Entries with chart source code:
------------------------------------------------------------------------

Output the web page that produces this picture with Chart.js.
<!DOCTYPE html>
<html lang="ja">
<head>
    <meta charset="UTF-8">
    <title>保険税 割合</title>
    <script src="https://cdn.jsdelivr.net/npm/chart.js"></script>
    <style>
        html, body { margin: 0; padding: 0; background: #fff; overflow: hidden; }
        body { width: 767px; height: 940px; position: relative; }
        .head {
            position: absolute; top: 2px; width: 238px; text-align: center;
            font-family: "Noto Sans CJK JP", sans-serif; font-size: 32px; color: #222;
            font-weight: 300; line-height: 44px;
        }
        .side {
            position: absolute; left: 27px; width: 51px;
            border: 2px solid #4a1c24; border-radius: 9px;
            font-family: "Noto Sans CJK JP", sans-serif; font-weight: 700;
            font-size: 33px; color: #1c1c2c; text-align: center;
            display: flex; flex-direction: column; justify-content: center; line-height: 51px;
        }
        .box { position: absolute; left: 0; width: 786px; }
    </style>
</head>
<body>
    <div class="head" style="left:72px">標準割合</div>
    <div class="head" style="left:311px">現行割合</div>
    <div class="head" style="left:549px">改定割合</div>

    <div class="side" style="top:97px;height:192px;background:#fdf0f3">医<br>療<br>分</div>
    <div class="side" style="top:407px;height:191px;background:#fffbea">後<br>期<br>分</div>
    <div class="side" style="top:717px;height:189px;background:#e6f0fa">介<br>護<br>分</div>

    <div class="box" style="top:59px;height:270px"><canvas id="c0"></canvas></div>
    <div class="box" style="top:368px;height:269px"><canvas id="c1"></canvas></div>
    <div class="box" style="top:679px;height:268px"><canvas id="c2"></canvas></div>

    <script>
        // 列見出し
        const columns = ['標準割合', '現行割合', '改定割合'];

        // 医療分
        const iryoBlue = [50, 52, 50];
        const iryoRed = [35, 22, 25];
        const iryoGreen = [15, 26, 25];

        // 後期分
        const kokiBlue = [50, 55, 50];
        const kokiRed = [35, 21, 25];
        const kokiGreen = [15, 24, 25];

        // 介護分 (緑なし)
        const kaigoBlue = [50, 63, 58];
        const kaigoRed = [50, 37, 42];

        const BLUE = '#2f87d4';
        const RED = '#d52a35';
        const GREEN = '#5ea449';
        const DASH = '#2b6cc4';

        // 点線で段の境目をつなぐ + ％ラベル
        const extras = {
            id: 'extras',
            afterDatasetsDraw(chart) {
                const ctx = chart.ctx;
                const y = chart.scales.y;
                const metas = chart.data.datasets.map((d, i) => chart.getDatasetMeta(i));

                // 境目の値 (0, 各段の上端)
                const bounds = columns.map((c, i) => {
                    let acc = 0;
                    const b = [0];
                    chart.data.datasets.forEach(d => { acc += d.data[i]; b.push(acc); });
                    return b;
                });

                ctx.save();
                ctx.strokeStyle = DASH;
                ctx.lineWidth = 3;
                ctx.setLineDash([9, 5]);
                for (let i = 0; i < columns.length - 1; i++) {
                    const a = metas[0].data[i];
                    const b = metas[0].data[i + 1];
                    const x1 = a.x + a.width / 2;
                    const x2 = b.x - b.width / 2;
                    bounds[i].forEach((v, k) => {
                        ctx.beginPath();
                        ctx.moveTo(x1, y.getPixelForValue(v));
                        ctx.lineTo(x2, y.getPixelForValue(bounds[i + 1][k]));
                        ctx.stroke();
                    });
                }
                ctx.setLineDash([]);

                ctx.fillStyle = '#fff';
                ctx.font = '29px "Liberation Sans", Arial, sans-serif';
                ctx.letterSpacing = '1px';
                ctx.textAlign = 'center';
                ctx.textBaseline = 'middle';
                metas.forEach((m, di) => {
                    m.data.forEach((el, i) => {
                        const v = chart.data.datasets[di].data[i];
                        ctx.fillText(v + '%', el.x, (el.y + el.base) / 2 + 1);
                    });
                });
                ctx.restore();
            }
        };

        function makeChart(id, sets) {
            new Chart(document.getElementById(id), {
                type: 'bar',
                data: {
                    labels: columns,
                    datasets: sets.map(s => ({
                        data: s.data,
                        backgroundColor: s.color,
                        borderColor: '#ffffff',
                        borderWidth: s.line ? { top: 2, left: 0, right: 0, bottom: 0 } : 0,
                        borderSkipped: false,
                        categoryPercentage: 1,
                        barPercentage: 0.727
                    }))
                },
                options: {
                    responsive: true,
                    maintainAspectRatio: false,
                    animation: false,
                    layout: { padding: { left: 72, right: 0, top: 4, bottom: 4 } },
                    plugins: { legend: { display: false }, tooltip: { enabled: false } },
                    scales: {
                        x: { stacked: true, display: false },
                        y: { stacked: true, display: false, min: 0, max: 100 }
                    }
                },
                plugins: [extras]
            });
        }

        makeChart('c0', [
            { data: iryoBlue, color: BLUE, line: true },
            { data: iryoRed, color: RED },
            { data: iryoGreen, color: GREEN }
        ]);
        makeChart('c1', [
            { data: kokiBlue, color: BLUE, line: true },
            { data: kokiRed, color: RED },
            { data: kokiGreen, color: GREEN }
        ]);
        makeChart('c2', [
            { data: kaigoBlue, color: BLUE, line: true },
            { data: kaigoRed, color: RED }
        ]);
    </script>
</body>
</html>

------------------------------------------------------------------------

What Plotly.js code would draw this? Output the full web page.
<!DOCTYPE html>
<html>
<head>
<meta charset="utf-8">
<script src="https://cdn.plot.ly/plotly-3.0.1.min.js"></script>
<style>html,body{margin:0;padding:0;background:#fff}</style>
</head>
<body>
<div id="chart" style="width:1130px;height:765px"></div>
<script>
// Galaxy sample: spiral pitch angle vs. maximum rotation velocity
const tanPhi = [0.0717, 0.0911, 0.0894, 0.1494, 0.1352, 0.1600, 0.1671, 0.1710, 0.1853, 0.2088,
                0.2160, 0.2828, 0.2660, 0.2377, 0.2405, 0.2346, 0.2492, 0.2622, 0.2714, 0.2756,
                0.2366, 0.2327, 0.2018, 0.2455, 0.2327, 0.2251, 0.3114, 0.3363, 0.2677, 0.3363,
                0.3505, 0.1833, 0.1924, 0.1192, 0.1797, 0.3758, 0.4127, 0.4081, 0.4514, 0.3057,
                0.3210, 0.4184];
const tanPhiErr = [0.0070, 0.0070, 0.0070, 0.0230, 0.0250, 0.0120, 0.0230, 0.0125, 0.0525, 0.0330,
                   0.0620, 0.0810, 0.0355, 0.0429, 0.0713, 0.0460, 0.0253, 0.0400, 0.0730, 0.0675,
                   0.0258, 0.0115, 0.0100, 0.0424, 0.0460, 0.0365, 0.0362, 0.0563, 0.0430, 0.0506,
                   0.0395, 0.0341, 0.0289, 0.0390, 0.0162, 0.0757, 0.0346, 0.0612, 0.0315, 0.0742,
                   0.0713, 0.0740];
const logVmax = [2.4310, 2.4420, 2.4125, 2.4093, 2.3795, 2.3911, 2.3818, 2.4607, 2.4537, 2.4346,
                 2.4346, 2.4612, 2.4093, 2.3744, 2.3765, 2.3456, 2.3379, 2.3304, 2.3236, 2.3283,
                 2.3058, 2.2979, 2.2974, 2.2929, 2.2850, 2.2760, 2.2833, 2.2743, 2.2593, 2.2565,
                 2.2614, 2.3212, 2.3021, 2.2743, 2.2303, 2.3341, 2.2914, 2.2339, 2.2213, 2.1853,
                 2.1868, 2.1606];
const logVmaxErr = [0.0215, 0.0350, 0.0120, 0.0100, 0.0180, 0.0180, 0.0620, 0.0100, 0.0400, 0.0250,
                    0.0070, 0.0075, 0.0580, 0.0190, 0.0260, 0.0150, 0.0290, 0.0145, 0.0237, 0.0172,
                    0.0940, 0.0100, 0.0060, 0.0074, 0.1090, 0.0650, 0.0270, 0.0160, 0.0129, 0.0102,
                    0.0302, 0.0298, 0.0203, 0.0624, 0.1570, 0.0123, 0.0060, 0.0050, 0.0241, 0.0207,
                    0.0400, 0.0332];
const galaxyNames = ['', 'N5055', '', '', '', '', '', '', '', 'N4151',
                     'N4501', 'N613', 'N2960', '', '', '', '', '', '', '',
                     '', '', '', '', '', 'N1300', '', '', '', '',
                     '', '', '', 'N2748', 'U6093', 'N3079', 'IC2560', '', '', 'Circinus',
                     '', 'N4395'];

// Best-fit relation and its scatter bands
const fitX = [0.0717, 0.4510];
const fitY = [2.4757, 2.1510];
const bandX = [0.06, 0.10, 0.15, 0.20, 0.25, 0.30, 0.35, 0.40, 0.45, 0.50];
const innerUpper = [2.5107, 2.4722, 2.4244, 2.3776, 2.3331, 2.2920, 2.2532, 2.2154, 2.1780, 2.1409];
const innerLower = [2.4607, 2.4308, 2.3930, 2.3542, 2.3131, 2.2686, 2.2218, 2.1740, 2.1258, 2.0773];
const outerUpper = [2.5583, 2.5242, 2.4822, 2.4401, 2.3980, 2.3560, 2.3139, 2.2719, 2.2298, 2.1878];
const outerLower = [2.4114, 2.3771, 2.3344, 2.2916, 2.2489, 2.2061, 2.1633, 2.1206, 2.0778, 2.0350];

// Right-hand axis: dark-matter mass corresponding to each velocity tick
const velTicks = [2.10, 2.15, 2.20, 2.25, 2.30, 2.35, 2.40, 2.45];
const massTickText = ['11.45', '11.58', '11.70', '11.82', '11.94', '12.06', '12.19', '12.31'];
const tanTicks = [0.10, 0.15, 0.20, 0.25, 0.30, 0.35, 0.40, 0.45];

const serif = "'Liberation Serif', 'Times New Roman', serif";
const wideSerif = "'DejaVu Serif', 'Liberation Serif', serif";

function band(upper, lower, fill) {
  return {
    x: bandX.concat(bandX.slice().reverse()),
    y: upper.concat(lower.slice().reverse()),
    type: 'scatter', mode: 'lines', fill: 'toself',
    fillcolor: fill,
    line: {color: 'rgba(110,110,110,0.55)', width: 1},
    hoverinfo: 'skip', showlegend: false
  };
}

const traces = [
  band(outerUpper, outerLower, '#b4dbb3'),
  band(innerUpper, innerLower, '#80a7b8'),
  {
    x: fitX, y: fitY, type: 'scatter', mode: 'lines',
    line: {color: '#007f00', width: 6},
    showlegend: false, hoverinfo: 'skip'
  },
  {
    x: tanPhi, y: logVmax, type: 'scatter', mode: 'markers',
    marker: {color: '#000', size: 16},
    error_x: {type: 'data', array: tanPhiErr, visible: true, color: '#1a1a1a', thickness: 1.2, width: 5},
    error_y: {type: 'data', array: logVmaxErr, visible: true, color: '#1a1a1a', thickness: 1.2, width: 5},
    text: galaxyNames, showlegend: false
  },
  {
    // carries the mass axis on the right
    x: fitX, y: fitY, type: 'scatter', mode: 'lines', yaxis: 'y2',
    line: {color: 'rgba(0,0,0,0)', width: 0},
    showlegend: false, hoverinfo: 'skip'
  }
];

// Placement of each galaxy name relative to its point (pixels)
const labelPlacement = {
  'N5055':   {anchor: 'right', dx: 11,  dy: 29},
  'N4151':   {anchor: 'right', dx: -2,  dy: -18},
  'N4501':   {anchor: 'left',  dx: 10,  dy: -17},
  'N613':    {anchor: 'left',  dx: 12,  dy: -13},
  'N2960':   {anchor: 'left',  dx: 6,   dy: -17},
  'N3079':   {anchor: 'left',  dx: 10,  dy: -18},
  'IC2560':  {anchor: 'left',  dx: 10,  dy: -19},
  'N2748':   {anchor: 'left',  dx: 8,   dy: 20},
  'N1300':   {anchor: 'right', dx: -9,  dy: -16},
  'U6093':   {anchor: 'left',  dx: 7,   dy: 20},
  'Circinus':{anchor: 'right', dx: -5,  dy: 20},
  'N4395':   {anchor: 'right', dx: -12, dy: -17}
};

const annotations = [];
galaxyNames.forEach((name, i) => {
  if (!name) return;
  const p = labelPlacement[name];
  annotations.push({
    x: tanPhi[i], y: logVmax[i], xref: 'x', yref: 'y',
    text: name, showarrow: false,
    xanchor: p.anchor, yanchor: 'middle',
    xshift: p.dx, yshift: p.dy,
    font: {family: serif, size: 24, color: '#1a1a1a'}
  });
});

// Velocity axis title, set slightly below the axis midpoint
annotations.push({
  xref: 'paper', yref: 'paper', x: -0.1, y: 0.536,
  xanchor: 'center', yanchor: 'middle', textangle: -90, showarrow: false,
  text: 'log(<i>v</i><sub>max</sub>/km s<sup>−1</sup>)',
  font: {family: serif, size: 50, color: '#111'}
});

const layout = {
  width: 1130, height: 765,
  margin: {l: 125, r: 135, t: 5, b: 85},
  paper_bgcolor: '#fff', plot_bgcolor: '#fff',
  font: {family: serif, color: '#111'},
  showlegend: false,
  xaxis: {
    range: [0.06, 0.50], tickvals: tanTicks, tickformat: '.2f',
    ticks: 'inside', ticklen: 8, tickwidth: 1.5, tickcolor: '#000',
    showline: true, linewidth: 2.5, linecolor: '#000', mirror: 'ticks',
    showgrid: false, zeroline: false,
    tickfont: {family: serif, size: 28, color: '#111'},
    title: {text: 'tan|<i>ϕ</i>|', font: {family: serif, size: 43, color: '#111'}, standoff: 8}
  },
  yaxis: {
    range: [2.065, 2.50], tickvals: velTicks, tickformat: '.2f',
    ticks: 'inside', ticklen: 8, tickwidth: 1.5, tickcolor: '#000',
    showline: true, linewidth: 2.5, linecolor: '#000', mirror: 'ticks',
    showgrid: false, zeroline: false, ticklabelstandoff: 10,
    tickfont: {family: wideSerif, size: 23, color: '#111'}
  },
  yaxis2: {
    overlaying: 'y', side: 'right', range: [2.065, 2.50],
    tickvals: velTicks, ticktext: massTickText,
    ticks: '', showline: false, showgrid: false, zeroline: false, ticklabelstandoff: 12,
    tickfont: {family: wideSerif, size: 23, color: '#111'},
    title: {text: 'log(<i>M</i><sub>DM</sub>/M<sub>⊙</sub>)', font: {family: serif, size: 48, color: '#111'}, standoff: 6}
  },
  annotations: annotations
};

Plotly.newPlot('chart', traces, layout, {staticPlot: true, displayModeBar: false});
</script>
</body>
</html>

------------------------------------------------------------------------

Scan the lines for the string "page". Pick out every line that has it.

Output the web page that produces this picture with Chart.js.
What Plotly.js code would draw this? Output the full web page.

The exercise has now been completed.